A few years ago when I heard about Eternia’s tour of high schools as part of a Plan Canada charity initiative, I felt compelled to write her to just say: ‘Keep on doing what you’re doing – you’re changing lives’. The tour addressed women’s and girls rights. As a parent of a young girl I’d be dead excited to have a female rapper who’s not afraid to be perceived as a role-model come to speak and rap at my kid’s school about identity, self-esteem and girls rights.
Eternia, originally from Ottawa, now based in NYC, exudes generosity. She’s not content with making records. She whole-heartedly champions various causes and artists. With trademark gusto she hosts this recent free-to-download ‘World Hip Hop Women’ mixtape.

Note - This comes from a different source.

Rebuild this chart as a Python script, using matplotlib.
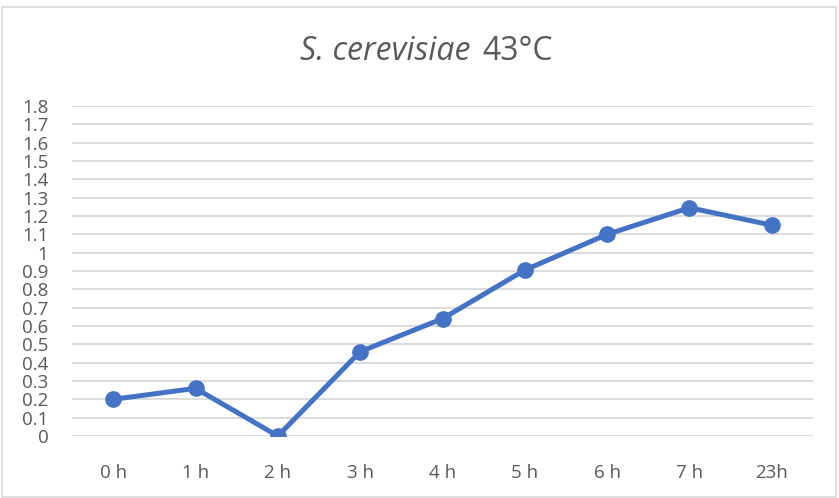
import matplotlib
matplotlib.use("Agg")
from matplotlib import pyplot as plt
from matplotlib.patches import Rectangle

labels = ["0 h", "1 h", "2 h", "3 h", "4 h", "5 h", "6 h", "7 h", "23h"]
values = [0.20, 0.26, 0.0, 0.46, 0.64, 0.905, 1.10, 1.245, 1.15]
yticks = [round(i * 0.1, 1) for i in range(19)]
ytick_labels = ["0" if t == 0 else ("1" if t == 1 else f"{t:g}") for t in yticks]

plt.rcParams["font.family"] = ["Open Sans", "DejaVu Sans"]
grey = "#595959"

fig = plt.figure(figsize=(8.39, 4.98), dpi=100)
fig.patches.append(Rectangle((2 / 839, 1 / 498), 834 / 839, 490 / 498, transform=fig.transFigure,
                             fill=False, edgecolor="#D9D9D9", linewidth=1.2))
ax = fig.add_axes([72 / 839, 62 / 498, 741 / 839, 330 / 498])

x = list(range(len(labels)))
ax.plot(x, values, color="#4472C4", linewidth=3.6, marker="o", markersize=11, zorder=3,
        solid_capstyle="round")

ax.set_xlim(-0.5, len(labels) - 0.5)
ax.set_ylim(0, 1.8)
ax.set_yticks(yticks)
ax.set_yticklabels(ytick_labels)
ax.set_xticks(x)
ax.set_xticklabels(labels)
ax.tick_params(axis="both", length=0, labelsize=13.5, colors=grey)
ax.tick_params(axis="y", pad=17)
ax.tick_params(axis="x", pad=20)
ax.grid(axis="y", color="#D9D9D9", linewidth=1.3)
for s in ax.spines.values():
    s.set_visible(False)
ax.set_axisbelow(True)

# title: italic species name + plain temperature
fig.text(471 / 839, 1 - 52 / 498, "S. cerevisiae", ha="right", va="center",
         fontsize=23, color=grey, fontstyle="italic")
fig.text(482 / 839, 1 - 52 / 498, "43°C", ha="left", va="center",
         fontsize=23, color=grey)

fig.savefig("out.png", dpi=100)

She writes heart-on-sleeve raps. In this interview with Canadian Journal This Magazine she explains: “one of the running critiques of It’s Called Life [her debut full-length release] was, “Great album, great album, too personal.” People don’t want you to go that deep, almost like it made them uncomfortable. But I can say for the most part people really relate and appreciate having someone else speak their story.”
I’m partial to this Beach Boys sampling scorcher of a track ‘Evidence’ from that early album.
In 2010 Eternia and collaborator hip-hop producer MoSS released the heavy-hitting album ‘At Last’. Album opener ‘Any Man’ certainly pulls no punches.
But my goodness, it’s this song ‘To the Future’ which just melts your heart and shows Eternia at her most personal and profound.
Last week Eternia answered a few questions I put to her:
70elevators: Which of your positive attributes is most evident in your music?
E: Probably my faith. I like to think my music has a ‘victorious’, ‘overcome all odds’ feel to it, for the most part. And that is an accurate reflection of my personality and approach to life. The glass is half full no matter what the circumstance. I do my best to appreciate the journey, even in the lowest of moments.
70elevators: If you could change one thing in the world what would it be?
E: People living compartmentalized lives and viewing the world in compartments.
Stereotyping, judging, making assumptions: this type of thinking and approach to life drives me crazy. I prefer a more holistic view and approach to all things and all people.
70elevators: If you were introducing someone to hip-hop music which album would you have them listen to?
E: That’s hard. Off the top I would probably say Nas’ ‘Illmatic’.
Down-to-earth, undaunted, positive & profound, Eternia’s a one-woman destroyer of stereotypes and the brilliant thing about a vanquished stereotype is that when it’s gone it’s usually gone for good.